A will is an invaluable document that lays out how you want your personal and financial assets dispersed after your passing. It helps to provide for the people and causes you care about most. It also enables you to designate a trusted individual, known as the “executor,” to manage your estate in line with your directives. So what happens if someone dies with a will? There’s a legal term for it: dying “intestate.” This refers to someone who has passed away without having a will in place.
Here’s why it’s important: let’s consider the situation where a married individual with children passes away intestate. This can unintentionally create a lot of difficulties for their family. Though any jointly owned property, including real estate, investments, and accounts, will automatically transfer to the surviving spouse without going through probate, any separately owned assets will have to go through the probate process. In states like Texas, this implies that only a third of the property will go to the surviving spouse, with the remainder divided amongst the children. This can prove challenging if the children are minors, as the funds are held in an account accessible only with court approval. This could potentially leave the family financially strained if they heavily depended on those assets.

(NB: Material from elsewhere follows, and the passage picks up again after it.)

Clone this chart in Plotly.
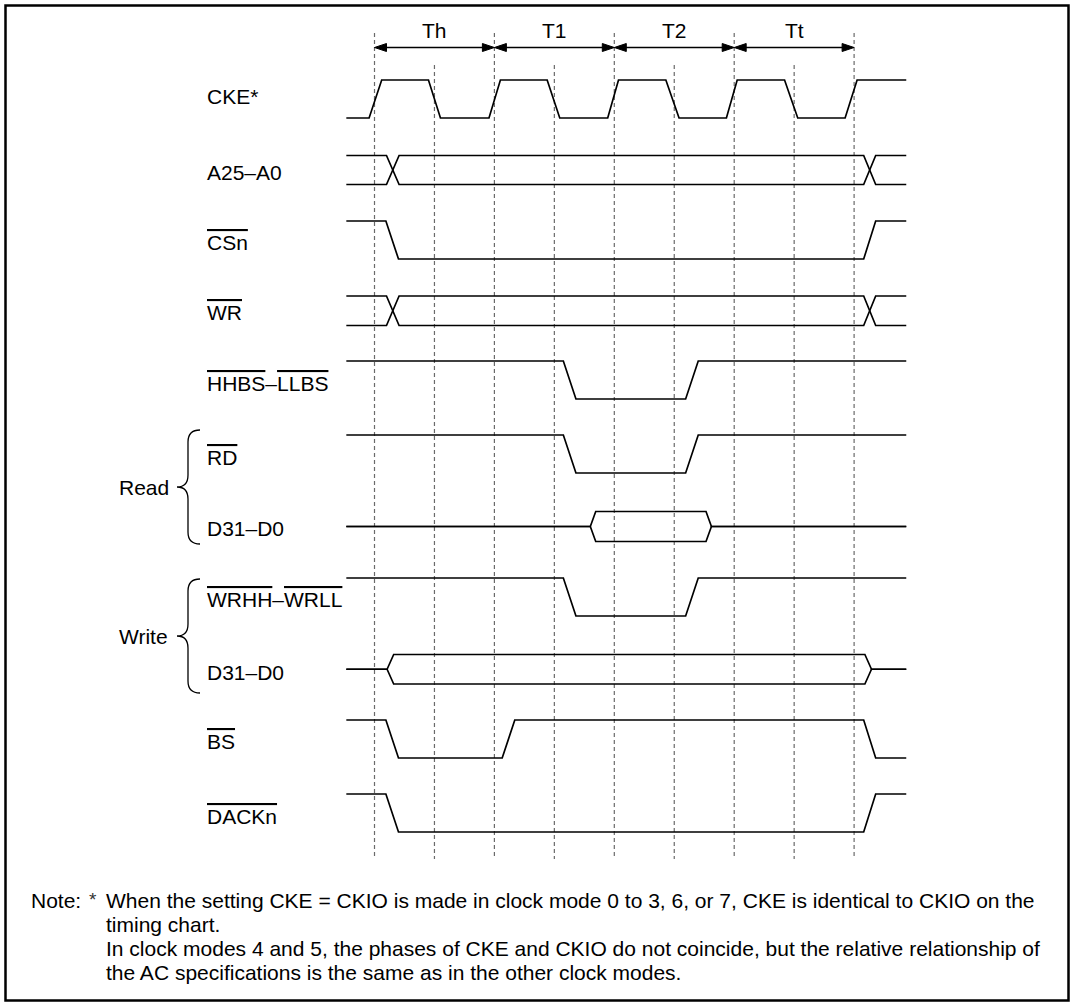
import plotly.graph_objects as go

W, H = 1075, 1006
X0_PX = 374.5      # pixel of t = 0
UNIT_PX = 59.95    # pixels per half clock cycle

# ---------------- data ----------------
grid_t = [0, 1, 2, 3, 4, 5, 6, 7, 8]
period_names = ["Th", "T1", "T2", "Tt"]
period_start = [0, 2, 4, 6]
period_end = [2, 4, 6, 8]

T_START, T_END = -0.47, 8.87

cke_t = [T_START, -0.09, 0.12, 0.90, 1.10, 1.91, 2.10, 2.88, 3.09, 3.89, 4.07,
         4.86, 5.08, 5.87, 6.05, 6.84, 7.06, 7.85, 8.05, T_END]
cke_v = [0, 0, 1, 1, 0, 0, 1, 1, 0, 0, 1, 1, 0, 0, 1, 1, 0, 0, 1, 1]

addr_t = [T_START, 0.20, 0.41, 8.16, 8.36, T_END]
addr_a = [1, 1, 0, 0, 1, 1]
addr_b = [0, 0, 1, 1, 0, 0]

csn_t = [T_START, 0.19, 0.40, 8.16, 8.36, T_END]
csn_v = [1, 1, 0, 0, 1, 1]

wr_t = [T_START, 0.20, 0.41, 8.16, 8.36, T_END]
wr_a = [1, 1, 0, 0, 1, 1]
wr_b = [0, 0, 1, 1, 0, 0]

strobe_t = [T_START, 3.15, 3.36, 5.19, 5.40, T_END]
strobe_v = [1, 1, 0, 0, 1, 1]

dread_t = [T_START, 3.60, 3.69, 5.53, 5.62, T_END]
dread_a = [0.5, 0.5, 1, 1, 0.5, 0.5]
dread_b = [0.5, 0.5, 0, 0, 0.5, 0.5]

dwrite_t = [T_START, 0.21, 0.32, 8.18, 8.29, T_END]
dwrite_a = [0.5, 0.5, 1, 1, 0.5, 0.5]
dwrite_b = [0.5, 0.5, 0, 0, 0.5, 0.5]

bs_t = [T_START, 0.19, 0.40, 2.13, 2.34, 8.16, 8.36, T_END]
bs_v = [1, 1, 0, 0, 1, 1, 0, 0]

dack_t = [T_START, 0.19, 0.40, 8.16, 8.36, T_END]
dack_v = [1, 1, 0, 0, 1, 1]

OL = '<span style="text-decoration:overline">%s</span>'
signal_labels = ["CKE*", "A25–A0", OL % "CSn", OL % "WR",
                 OL % "HHBS" + "–" + OL % "LLBS", OL % "RD", "D31–D0",
                 OL % "WRHH" + "–" + OL % "WRLL", "D31–D0", OL % "BS", OL % "DACKn"]

note_lines = [
    "When the setting CKE = CKIO is made in clock mode 0 to 3, 6, or 7, CKE is identical to CKIO on the",
    "timing chart.",
    "In clock modes 4 and 5, the phases of CKE and CKIO do not coincide, but the relative relationship of",
    "the AC specifications is the same as in the other clock modes.",
]

# ---------------- layout (pixel rows) ----------------
# (y of high level, y of low level) for each row
rows = [(80, 118), (155.5, 184.5), (221, 259), (296, 325.5), (361, 399),
        (435, 473), (511.5, 541.5), (578, 616), (654.5, 684), (720, 758), (794, 832)]
label_dy = [-3, 2, 2, 2, 3, 3, 2, 2, 3, 2, 3]

waves = [
    [(cke_t, cke_v)],
    [(addr_t, addr_a), (addr_t, addr_b)],
    [(csn_t, csn_v)],
    [(wr_t, wr_a), (wr_t, wr_b)],
    [(strobe_t, strobe_v)],
    [(strobe_t, strobe_v)],
    [(dread_t, dread_a), (dread_t, dread_b)],
    [(strobe_t, strobe_v)],
    [(dwrite_t, dwrite_a), (dwrite_t, dwrite_b)],
    [(bs_t, bs_v)],
    [(dack_t, dack_v)],
]

FONT = "Liberation Sans, Arial, Helvetica, sans-serif"
FS = 21


def px_to_t(px):
    return (px - X0_PX) / UNIT_PX


def px_paper(x, y):
    return x / W, 1 - y / H


fig = go.Figure()

# dashed clock grid
for t in grid_t:
    top = 33 if t % 2 == 0 else 65
    fig.add_trace(go.Scatter(x=[t, t], y=[top, 859], mode="lines",
                             line=dict(color="#6a6a6a", width=1.2, dash="4px,3px"),
                             hoverinfo="skip", showlegend=False))

# waveforms
for (yh, yl), wl in zip(rows, waves):
    for tt, vv in wl:
        ys = [yl - v * (yl - yh) for v in vv]
        fig.add_trace(go.Scatter(x=tt, y=ys, mode="lines",
                                 line=dict(color="black", width=1.7),
                                 hoverinfo="skip", showlegend=False))

# period arrows
ARROW_Y = 47.5
HEAD_L = 12 / UNIT_PX
HEAD_W = 4
for name, a, b in zip(period_names, period_start, period_end):
    fig.add_trace(go.Scatter(x=[a + HEAD_L * 0.5, b - HEAD_L * 0.5], y=[ARROW_Y, ARROW_Y],
                             mode="lines", line=dict(color="black", width=1.5),
                             hoverinfo="skip", showlegend=False))
    for tip, d in ((a, 1), (b, -1)):
        fig.add_trace(go.Scatter(x=[tip, tip + d * HEAD_L, tip + d * HEAD_L, tip],
                                 y=[ARROW_Y, ARROW_Y - HEAD_W, ARROW_Y + HEAD_W, ARROW_Y],
                                 mode="lines", fill="toself", fillcolor="black",
                                 line=dict(color="black", width=1),
                                 hoverinfo="skip", showlegend=False))
    fig.add_annotation(x=(a + b) / 2, y=30, text=name, showarrow=False,
                       xanchor="center", yanchor="middle",
                       font=dict(family=FONT, size=FS, color="black"))

# signal labels
for lab, (yh, yl), dy in zip(signal_labels, rows, label_dy):
    fig.add_annotation(x=px_to_t(205), y=(yh + yl) / 2 + dy, text=lab, showarrow=False,
                       xanchor="left", yanchor="middle",
                       font=dict(family=FONT, size=FS, color="black"))

# Read / Write braces
shapes = []
for word, top, bot in (("Read", 430, 544), ("Write", 579, 693)):
    mid = (top + bot) / 2
    pts = [("M", 200, top), ("Q", 188, top, 188, top + 12), ("L", 188, mid - 12),
           ("Q", 188, mid, 177, mid), ("Q", 188, mid, 188, mid + 12),
           ("L", 188, bot - 12), ("Q", 188, bot, 200, bot)]
    path = ""
    for p in pts:
        cmd = p[0]
        coords = p[1:]
        s = []
        for i in range(0, len(coords), 2):
            xp, yp = px_paper(coords[i], coords[i + 1])
            s.append("%.5f,%.5f" % (xp, yp))
        path += cmd + " ".join(s) + " "
    shapes.append(dict(type="path", path=path, xref="paper", yref="paper",
                       line=dict(color="black", width=1.3)))
    fig.add_annotation(x=px_to_t(117), y=mid, text=word, showarrow=False,
                       xanchor="left", yanchor="middle",
                       font=dict(family=FONT, size=FS, color="black"))

# frame
shapes.append(dict(type="rect", xref="paper", yref="paper",
                   x0=5.5 / W, x1=1 - 6.5 / W, y0=1 - 1000.5 / H, y1=1 - 5.5 / H,
                   line=dict(color="black", width=2.5)))

# note
note_y = [900, 924, 948, 972]
fig.add_annotation(x=px_to_t(29), y=note_y[0], text="Note:", showarrow=False,
                   xanchor="left", yanchor="middle",
                   font=dict(family=FONT, size=FS, color="black"))
fig.add_annotation(x=px_to_t(87), y=note_y[0] - 1, text="*", showarrow=False,
                   xanchor="left", yanchor="middle",
                   font=dict(family=FONT, size=FS - 2, color="#333333"))
for line, y in zip(note_lines, note_y):
    fig.add_annotation(x=px_to_t(104), y=y, text=line, showarrow=False,
                       xanchor="left", yanchor="middle",
                       font=dict(family=FONT, size=FS, color="black"))

fig.update_layout(
    width=W, height=H, autosize=False,
    margin=dict(l=0, r=0, t=0, b=0),
    paper_bgcolor="white", plot_bgcolor="white",
    showlegend=False, shapes=shapes,
    xaxis=dict(range=[px_to_t(0), px_to_t(W)], visible=False, fixedrange=True),
    yaxis=dict(range=[H, 0], visible=False, fixedrange=True),
)

fig.write_html("out.html", config={"displayModeBar": False, "staticPlot": True},
               post_script="document.body.style.margin='0';document.body.style.overflow='hidden';")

Similarly, if a married person without children or grandchildren passes away without a will, their separate property could be split between their parents and surviving spouse. Jointly owned property and community property, however, will go to the surviving spouse.
For single individuals with children, in the absence of a will, state law will distribute the decedent’s assets equally among the surviving children. If an adult child predeceases the parent, their share will be divided among their children, i.e., the decedent’s grandchildren. But if the children are minors, the funds will be under court control and supervision.
A single person without children, in the absence of a will, would typically have their assets distributed to their surviving parents. If the parents are deceased, the assets will go to the decedent’s siblings, or to nieces and nephews if the siblings have also passed away. The state uses a consanguinity chart to determine the distribution, which can even extend to distant cousins who may not have had any contact or knowledge of the deceased.
In cases where there are no surviving family members, the decedent’s assets generally escheat to the state.
In the case of unmarried couples, the surviving partner is not recognized under the state law when one of them dies without a will. The law will treat the deceased as a single individual, and the surviving partner won’t inherit anything.
The potential pitfalls of not having a will in place highlight the vital role of a skilled estate planning attorney. They can help you craft a will and related documents that reflect your exact wishes, ensuring your estate is handled as you intend. Without a will, the distribution of your estate will be subject to state law, which may not align with your preferences. Protect yourself and your loved ones by creating a will.